> [Problem]: Print the lines of the listing below verbatim from its first line through the line bearing "from matplotlib.patches import Rectangle". Any pictures are to be omitted.

> [Source data]:
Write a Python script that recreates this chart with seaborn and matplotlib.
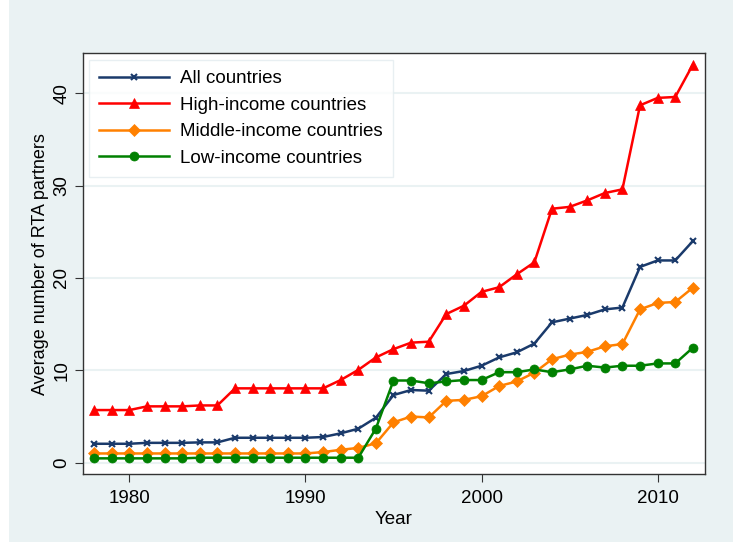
import numpy as np
import pandas as pd
import matplotlib
matplotlib.use("Agg")
import matplotlib.pyplot as plt
import seaborn as sns
from matplotlib.patches import Rectangle

years = list(range(1978, 2013))

all_countries = [2.05, 2.05, 2.05, 2.15, 2.15, 2.15, 2.2, 2.2, 2.7, 2.7,
                 2.7, 2.7, 2.7, 2.78, 3.18, 3.68, 4.87, 7.33, 7.87, 7.8,
                 9.6, 9.93, 10.5, 11.4, 11.95, 12.9, 15.2, 15.6, 16.0, 16.6,
                 16.8, 21.2, 21.9, 21.9, 24.0]
high_income = [5.7, 5.7, 5.7, 6.1, 6.1, 6.1, 6.2, 6.2, 8.05, 8.05,
               8.05, 8.05, 8.05, 8.05, 8.95, 10.05, 11.4, 12.3, 13.0, 13.1,
               16.1, 17.0, 18.5, 19.0, 20.4, 21.7, 27.5, 27.7, 28.4, 29.2,
               29.6, 38.7, 39.5, 39.6, 43.1]
middle_income = [1.0, 1.0, 1.0, 1.0, 1.0, 1.0, 1.0, 1.0, 1.0, 1.0,
                 1.0, 1.0, 1.0, 1.15, 1.4, 1.6, 2.1, 4.37, 5.0, 4.9,
                 6.7, 6.8, 7.2, 8.3, 8.8, 9.75, 11.2, 11.7, 12.0, 12.6,
                 12.85, 16.6, 17.3, 17.4, 18.95]
low_income = [0.47, 0.47, 0.47, 0.47, 0.47, 0.47, 0.54, 0.54, 0.54, 0.54,
              0.54, 0.54, 0.54, 0.54, 0.54, 0.54, 3.7, 8.9, 8.9, 8.6,
              8.8, 8.95, 8.95, 9.8, 9.8, 10.1, 9.8, 10.1, 10.5, 10.3,
              10.5, 10.5, 10.75, 10.75, 12.45]

series_names = ["All countries", "High-income countries",
                "Middle-income countries", "Low-income countries"]
x_ticks = [1980, 1990, 2000, 2010]
y_ticks = [0, 10, 20, 30, 40]

df = pd.DataFrame({
    "Year": years * 4,
    "value": all_countries + high_income + middle_income + low_income,
    "series": sum([[n] * len(years) for n in series_names], []),
})

palette = {"All countries": "#1a3a6b", "High-income countries": "#ff0000",
           "Middle-income countries": "#ff8000", "Low-income countries": "#008000"}
markers = {"All countries": "x", "High-income countries": "^",
           "Middle-income countries": "D", "Low-income countries": "o"}
msizes = {"All countries": 5, "High-income countries": 7.5,
          "Middle-income countries": 6, "Low-income countries": 6.5}

BG = "#eaf2f3"
plt.rcParams["font.family"] = ["Liberation Sans", "DejaVu Sans"]

fig = plt.figure(figsize=(7.33, 5.42), dpi=100, facecolor=BG)
fig.patches.append(Rectangle((0, 0), 9 / 733, 1, transform=fig.transFigure,
                             facecolor="white", edgecolor="none", zorder=-1))
ax = fig.add_axes([82.7 / 733, 1 - 474.3 / 542, (705 - 82.7) / 733, (474.3 - 53.3) / 542])
ax.set_facecolor("white")

for name in series_names:
    sub = df[df["series"] == name]
    sns.lineplot(data=sub, x="Year", y="value", ax=ax, color=palette[name],
                 marker=markers[name], markersize=msizes[name],
                 markeredgecolor=palette[name], markeredgewidth=1.5 if name == "All countries" else 0.5,
                 linewidth=1.8, label=name, legend=True)

ax.set_xlim(1977.35, 2012.69)
ax.set_ylim(-1.256, 44.33)
ax.set_xticks(x_ticks)
ax.set_yticks(y_ticks)
ax.set_xticklabels([str(t) for t in x_ticks], fontsize=13.5)
ax.set_yticklabels([str(t) for t in y_ticks], fontsize=13.5, rotation=90, va="center")
ax.tick_params(axis="both", direction="out", length=6, width=0.8, color="#333333")
ax.tick_params(axis="y", pad=3)
ax.tick_params(axis="x", pad=5)
ax.grid(axis="y", color=BG, linewidth=1.5)
ax.grid(axis="x", visible=False)
ax.set_axisbelow(True)
for s in ax.spines.values():
    s.set_color("#333333")
    s.set_linewidth(1.0)

ax.set_xlabel("Year", fontsize=13.5, labelpad=3)
ax.set_ylabel("Average number of RTA partners", fontsize=13, labelpad=3)

leg = ax.legend(loc="upper left", bbox_to_anchor=(0.0101, 0.984), borderaxespad=0,
                fontsize=13.5, frameon=True, fancybox=False, handlelength=3.7,
                borderpad=0.55, labelspacing=0.5, handletextpad=0.6)
leg.get_frame().set_edgecolor("#e3ecef")
leg.get_frame().set_linewidth(1.0)

fig.savefig("out.png", dpi=100, facecolor=BG)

> [Completed task]:
Write a Python script that recreates this chart with seaborn and matplotlib.
import numpy as np
import pandas as pd
import matplotlib
matplotlib.use("Agg")
import matplotlib.pyplot as plt
import seaborn as sns
from matplotlib.patches import Rectangle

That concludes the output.